Положение резко изменилось с конца 1948 г., когда Кузнецов как раз только что защитил докторскую диссертацию. Во всех науках начали искать по образцу генетики своих «менделистов – вейсманистов – морганистов», затем с начала 1949 г. добавилась борьба с «космополитами», в число которых попала и Московская фонологическая школа (притом, что все ее основатели были русскими, кроме армянина Аванесова). Ученый пытался защищаться, в опубликованной хронике одного из заседаний конца 1948 г. сказано про его выступление: «Не сошел со своих старых, порочных позиций, выступив в защиту праязыковой концепции возникновения славянских языков». Именно тогда раскололась Московская школа, и не только в университетских лекциях, но и в воспоминаниях Петр Саввич осуждал Р. И. Аванесова, который, по его мнению, «испугался критики, а затем стремился подвести теоретическую базу». Все оценки бывшего друга в воспоминаниях не очень доброжелательны, а ведь в 1935 г. именно Аванесов вытащил Кузнецова с лаборантской работы, взяв преподавателем на кафедру в Московском городском пединституте, которой заведовал. О дальнейших событиях 1949 г. говорится так: «Меня вызвали в Министерство высшего образования (не помню к кому) и предложили отказаться от идеалистических воззрений в фонологии… После этого на очередном заседании спецкурса по фонологии я сообщил, что положения, отстаиваемые мною, Министерством сочтены идеалистическими, а так как я другим положениям следовать не могу, то я чтение этого спецкурса прекращаю». Достойный ответ!

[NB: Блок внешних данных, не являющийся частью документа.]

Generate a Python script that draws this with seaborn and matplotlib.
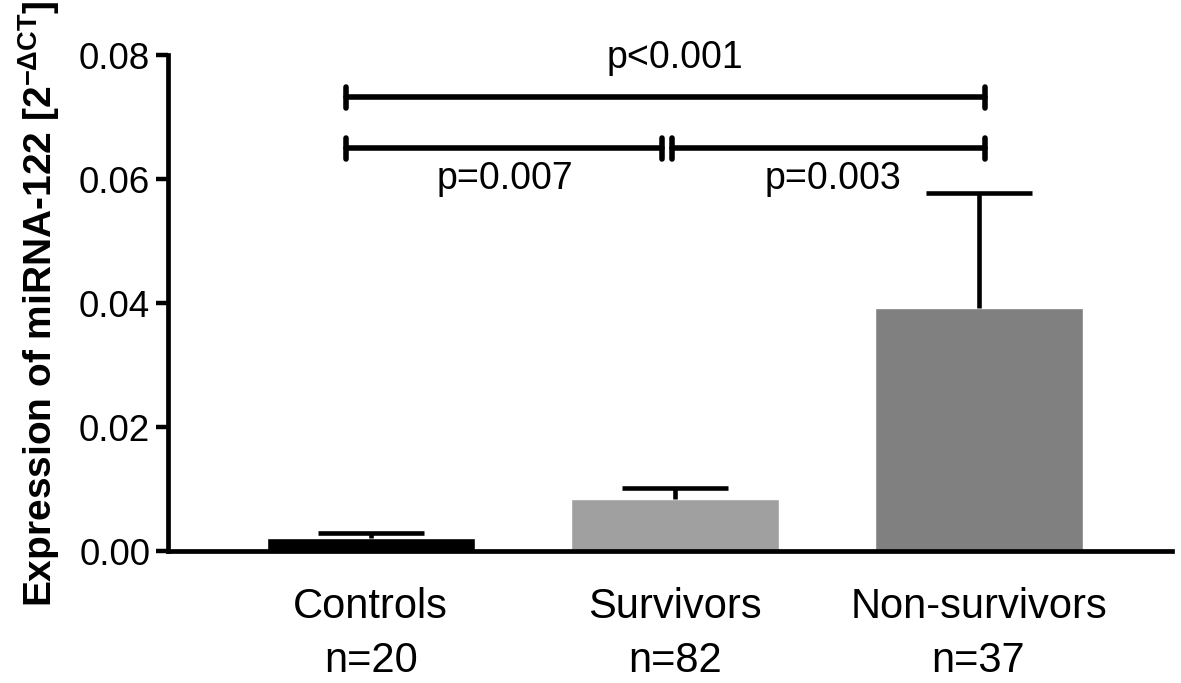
import matplotlib
matplotlib.use("Agg")
import matplotlib.pyplot as plt
import seaborn as sns
import pandas as pd

categories = ["Controls\nn=20", "Survivors\nn=82", "Non-survivors\nn=37"]
means = [0.0022, 0.0084, 0.0392]
sem = [0.0007, 0.0018, 0.0186]
colors = ["#000000", "#a0a0a0", "#808080"]

# significance brackets: (x_start, x_end, y, label, label_x, label_y)
brackets = [(-0.08, 2.02, 0.0732, "p<0.001", 1.0, 0.0795),
            (-0.08, 0.96, 0.0650, "p=0.007", 0.44, 0.0600),
            (0.99, 2.02, 0.0650, "p=0.003", 1.52, 0.0600)]

sns.set_theme(style="ticks")
plt.rcParams["font.family"] = ["Liberation Sans", "DejaVu Sans"]
plt.rcParams["mathtext.fontset"] = "custom"
plt.rcParams["mathtext.rm"] = "Liberation Sans"
plt.rcParams["mathtext.it"] = "Liberation Sans"
plt.rcParams["mathtext.bf"] = "Liberation Sans:bold"
for k in ["text.color", "axes.labelcolor", "xtick.color", "ytick.color", "axes.edgecolor"]:
    plt.rcParams[k] = "black"

df = pd.DataFrame({"group": categories, "value": means})

fig = plt.figure(figsize=(11.81, 6.83), dpi=100)
ax = fig.add_axes([0.142, 0.193, 0.850, 0.726])

sns.barplot(data=df, x="group", y="value", hue="group", palette=colors,
            order=categories, width=0.684, errorbar=None, legend=False,
            saturation=1, ax=ax)
for c in ax.patches:
    c.set_zorder(2)

eb = ax.errorbar(range(len(categories)), means, yerr=[[0] * 3, sem], fmt="none",
                 ecolor="black", elinewidth=3.3, capsize=38, capthick=3.3, zorder=3)
caps = eb[1]
if len(caps) == 2:
    caps[0].set_visible(False)

for x0, x1, y, lab, lx, ly in brackets:
    ax.plot([x0, x1], [y, y], color="black", lw=4, solid_capstyle="round", zorder=4)
    for xx in (x0, x1):
        ax.plot([xx, xx], [y - 0.0017, y + 0.0017], color="black", lw=4,
                solid_capstyle="round", zorder=4)
    ax.text(lx, ly, lab, ha="center", va="center", fontsize=27, color="black")

ax.set_xlim(-0.668, 2.635)
ax.set_ylim(0, 0.08)
ax.set_yticks([0, 0.02, 0.04, 0.06, 0.08])
ax.set_yticklabels(["0.00", "0.02", "0.04", "0.06", "0.08"])
ax.tick_params(axis="y", labelsize=26.5, width=3.2, length=8.6, pad=4)
ax.tick_params(axis="x", labelsize=30, length=0, pad=26)
for lab in ax.get_xticklabels():
    lab.set_linespacing(1.45)
ax.set_xlabel("")
ax.set_ylabel(r"Expression of miRNA-122 [2$^{\mathregular{-ΔCT}}$]",
              fontsize=28, fontweight="bold", labelpad=12)
for s in ["top", "right"]:
    ax.spines[s].set_visible(False)
for s in ["left", "bottom"]:
    ax.spines[s].set_linewidth(3.4)

fig.savefig("out.png", dpi=100)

Продолжение рассказа: «Осенью 1949 г. меня вызвали в ректорат университета и сообщили мне, что… ожидают от меня признания ошибок и новых работ, свидетельствующих о том, что я действительно перешел на новые рельсы… Впрочем, я новых статей требуемого направления так и не написал». На некоторые компромиссы все-таки пойти пришлось. Он пишет для «Вестника МГУ» статью о М. В. Ломоносове как исследователе русского языка, где вынужден говорить:
«Вопрос о происхождении связей так называемых родственных языков очень сложный и в полном объеме не разрешенный и в наши дни». Их происхождение от общего праязыка, несомненное для всех ученых начиная с Ломоносова, исключая лишь Марра, отнесено к «необходимому этапу в развитии языкознания»; такая концепция, прогрессивная во времена Ломоносова, в дальнейшем привела к «расистским воззрениям в современном буржуазном языкознании» (постоянная тема Марра и марристов). Вот это Петр Саввич не мог писать искренне. И все же он пошел на компромисс не полностью, никак не солидаризируясь с позитивными идеями Марра, явно ненаучными, он как бы отступил на запасные позиции, объявив вопрос «не разрешенным». Ученый все же не обладал столь твердым характером, как А. А. Реформатский, который и в те злосчастные для нашей лингвистики месяцы не отказался от языкового родства. Но в самых важных для Петра Саввича вопросах фонологии он ни в чем не уступил.
В МГУ, как видно из воспоминаний, к Кузнецову отнеслись сравнительно мягко (профессоров русской национальности старались не увольнять). Но кампания заходила все дальше, и в начале мая 1950 г. в академическом Институте русского языка, где Петр Саввич тогда тоже работал, был подписан приказ о его увольнении. И в тот же самый день в «Правде» объявили о начале дискуссии по языкознанию, приказ решили отложить до выяснения ситуации. Дискуссия была прологом к статьям И. В. Сталина против Н. Я. Марра.
Как бы это ни показалось странным современному читателю, но эти статьи спасли Кузнецова. Приказ тут же отменили, и больше до конца жизни Петр Саввич не подвергался проработкам (за сына как будто тоже). «Праязыковая концепция возникновения славянских языков», хорошо укладывавшаяся в конъюнктуру эпохи формирования социалистического лагеря, была поддержана лидером страны. Статья, где ученый был вынужден подвергнуть ее сомнению, правда, вышла уже после выступления Сталина, в корректуре успели добавить абзац о «гениальном труде».
Петр Саввич не мог не быть благодарен вождю, и его участие в хоре славословий было, безусловно, искренним. Это показывает то, что он положительно оценивал сталинские работы не только в начале 1950-х, но и после «разоблачения культа личности», в частности, в статье против В. И. Абаева. И в воспоминаниях он пишет: «Я, впрочем, не стал и правоверным адептом сталинского учения, хотя и до сих пор считаю, что в нем было много правильного, многое было полезно для нашего языкознания».